Глубину происшедших с писателем перемен, масштабы катастрофы хорошо демонстрирует сравнение трех рассказов на одну тему.
«Баня» 1924 года стала одним из текстов, принесших Зощенко славу. Великолепно схваченная бытовая ситуация, колоритные реплики («А банщик говорит: “Мы, — говорит, — за дырками не приставлены. Не в театре, — говорит”»), возникающий за частным случаем образ новой культуры («Не царский, — говорю, — режим, шайками ляпать. Эгоизм, — говорю, — какой. Надо же, — говорю, — и другим помыться. Не в театре, — говорю») — делают рассказ эталоном ранней манеры Зощенко, где искусство сказа говорит само за себя и не нуждается в дополнительных моральных довесках-объяснениях.
Через одиннадцать лет появляется «Баня и люди» (1935), в отредактированном виде включенная в «Голубую книгу» под заглавием «Рассказ о банях и их посетителях». По-прежнему острый и колоритный анекдот, напоминающий о «Бане»-первой, изложен, однако, более стертым, сглаженным литературным языком, лишен культурологической перспективы, зато сопровождается скоротечной утешительной концовкой: вора моментально обнаруживают и арестовывают.
Рассказ «В бане» (1956) написан совершенно иной рукой. Благостные описания («Обширное помещение предбанника культурно и даже не без красивости оформлено. На полу ковровые дорожки. На диванах чистые чехлы. У дверей — буфетная стойка с цветочным горшком»), приторная вымученная фабула (старик приходит в баню со свертком честно заработанных денег, накопленных в память о родительской нужде, одаривает ребенка шоколадкой), шаблонно-раскрашенный язык («Вот именно, папаня! Где же тут мне мало-мало развернуться? Вот и хожу по предбаннику как зачумелый...»), готовая мораль — иллюстрация поговорки «не в деньгах счастье» — делают последнюю «Баню» классическим воплощением «теории бесконфликтности» — борьбы хорошего с еще лучшим.

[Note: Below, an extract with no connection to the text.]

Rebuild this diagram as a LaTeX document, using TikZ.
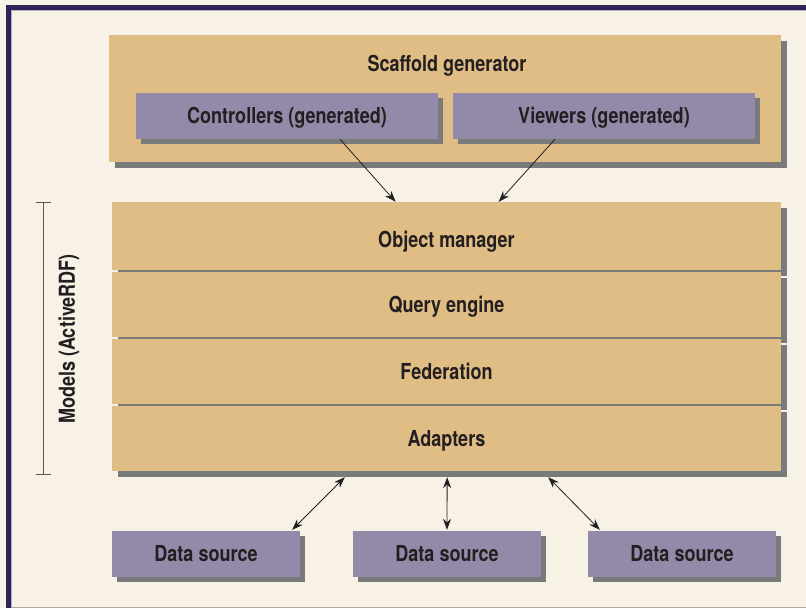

«Баня»-третья сочинена, кажется, не писателем с уникальным чувством юмора и слова, а дюжинным «советским юмористом» по готовым шаблонам.
Трагедия Зощенко была не оптимистической, но исторически-закономерной.
«Есть такая версия, — записывает А. Платонов для себя в начале тридцатых годов. — Новый мир реально существует, поскольку есть поколение искренно думающих и действующих в плане ортодоксии, в плане оживленного «плаката»... Всемирным, универсально-историческим этот новый мир не будет и быть им не может. Но живые люди, составляющие этот новый, принципиально новый и серьезный мир, уже есть и надо работать среди них и для них»[43].
Зощенко (как и Платонов) поставил эксперимент на себе. Вслед за поэтом он мог бы повторить: «Всем лозунгам я верил до конца». Он стал настоящим «социалистическим реалистом» — не по социальному заказу, а по собственному выбору, — изображающим прекрасный новый мир в его послереволюционном развитии (только не мифологизированном, а подлинном).
40
«Писатель с перепуганной душой — это уже потеря квалификации» / Публ. Ю. Томашевского // Дружба народов. 1988. № 3. С. 184.